JTI uses with_polymorphic to auto-JOIN sub-tables. STI requires manually adding a WHERE _polymorphic_name IN (...) filter — SQLAlchemy/SQLModel doesn't add this discriminator filter automatically; sqlmodel-ext patches it in.

Layer 6: fetch_mode determines return value

result = await session.exec(statement)

if fetch_mode == "first":   return result.first()
elif fetch_mode == "one":   return result.one()
elif fetch_mode == "all":   return list(result.all())

rel() and cond() — type-safe helpers

def rel(relationship: object) -> QueryableAttribute[Any]:
    """Cast Relationship field to QueryableAttribute, fixing basedpyright inference"""
    if not isinstance(relationship, QueryableAttribute):
        raise AttributeError(...)
    return relationship

def cond(expr: ColumnElement[bool] | bool) -> ColumnElement[bool]:
    """Narrow column comparison expression to ColumnElement[bool], fixing & | operator type errors"""
    return cast(ColumnElement[bool], expr)

These two functions are similar to SQLModel's col() — they perform type assertions/casts at runtime to satisfy static type checkers (basedpyright).

get_one() implementation

@classmethod
async def get_one(cls, session, id, *, load=None, with_for_update=False):
    return await cls.get(
        session, col(cls.id) == id,
        fetch_mode='one', load=load, with_for_update=with_for_update,
    )

Essentially a shortcut for get(fetch_mode='one'). UUIDTableBaseMixin provides a more precisely typed override (accepting only uuid.UUID).

get_exist_one() FastAPI integration

@classmethod
async def get_exist_one(cls, session, id, load=None):
    instance = await cls.get(session, col(cls.id) == id, load=load)
    if not instance:
        if _HAS_FASTAPI:
            raise _FastAPIHTTPException(status_code=404, detail="Not found") 
        raise RecordNotFoundError("Not found") 
    return instance

Adaptive exception

At module import time, it checks whether FastAPI is installed. If so, it raises HTTPException(404); otherwise, it raises RecordNotFoundError. This avoids making FastAPI a hard dependency.

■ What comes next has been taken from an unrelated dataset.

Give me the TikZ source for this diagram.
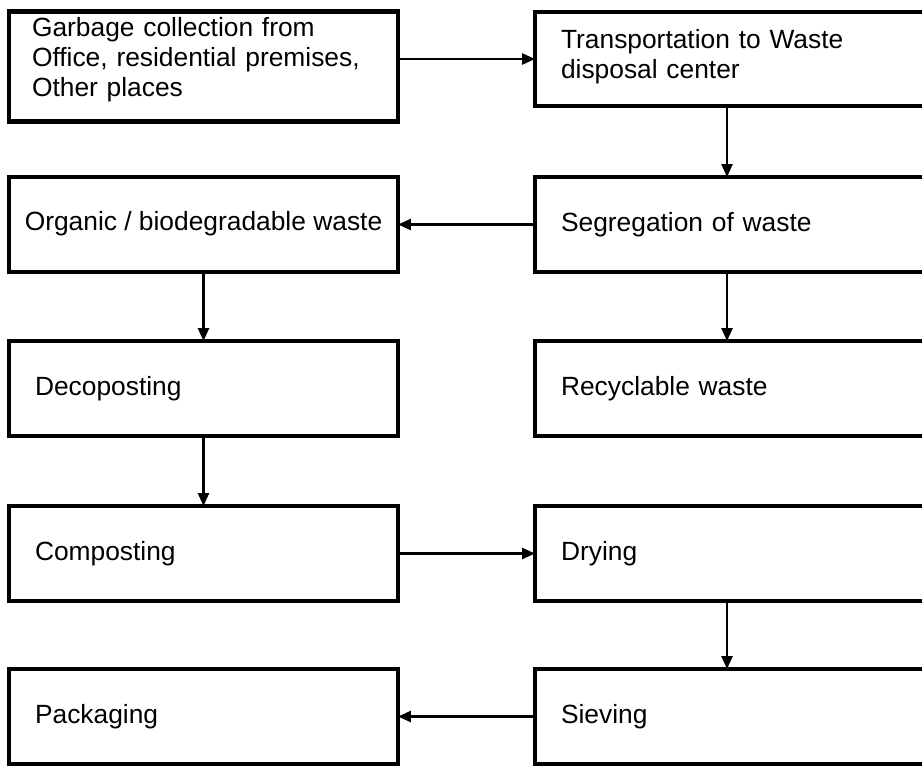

sanitize_integrity_error() implementation

@staticmethod
def sanitize_integrity_error(e: IntegrityError, default_message: str = "...") -> str:
    orig = e.orig
    # SQLSTATE 23514 (check_violation): PostgreSQL trigger's RAISE EXCEPTION
    if orig is not None and getattr(orig, 'sqlstate', None) == '23514':
        error_msg = str(orig)
        if '\n' in error_msg:
            error_msg = error_msg.split('\n')[0]  # Take the first line
        if error_msg.startswith('ERROR:'):
            error_msg = error_msg[6:].strip()
        return error_msg
    return default_message

PostgreSQL triggers can produce business-semantic error messages via RAISE EXCEPTION ... USING ERRCODE = 'check_violation', which are safe to display to users. Other constraint errors (FK, unique, etc.) might leak table structure, so the default message is returned.

FOR UPDATE tracking

In the get() method, when with_for_update=True, the locked instance's id() is recorded in session.info:

SESSION_FOR_UPDATE_KEY = '_for_update_locked'

# In get():
if with_for_update:
    locked: set[int] = session.info.setdefault(SESSION_FOR_UPDATE_KEY, set())
    locked.add(id(instance))

This is used by the @requires_for_update decorator for runtime checking.

count() implementation

@classmethod
async def count(cls, session, condition=None, ...):
    statement = select(func.count()).select_from(cls)
    if condition is not None:
        statement = statement.where(condition)
    result = await session.scalar(statement)
    return result or 0

Uses database-level COUNT(*) rather than Python's len().

get_with_count() implementation

@classmethod
async def get_with_count(cls, session, condition=None, *, table_view=None, ...):
    total_count = await cls.count(session, condition, ...)
    items = await cls.get(session, condition, fetch_mode="all", table_view=table_view, ...)
    return ListResponse(count=total_count, items=items)

Essentially a combination of count() + get(fetch_mode="all"). The order doesn't affect the result but reading count() first then get() is more intuitive.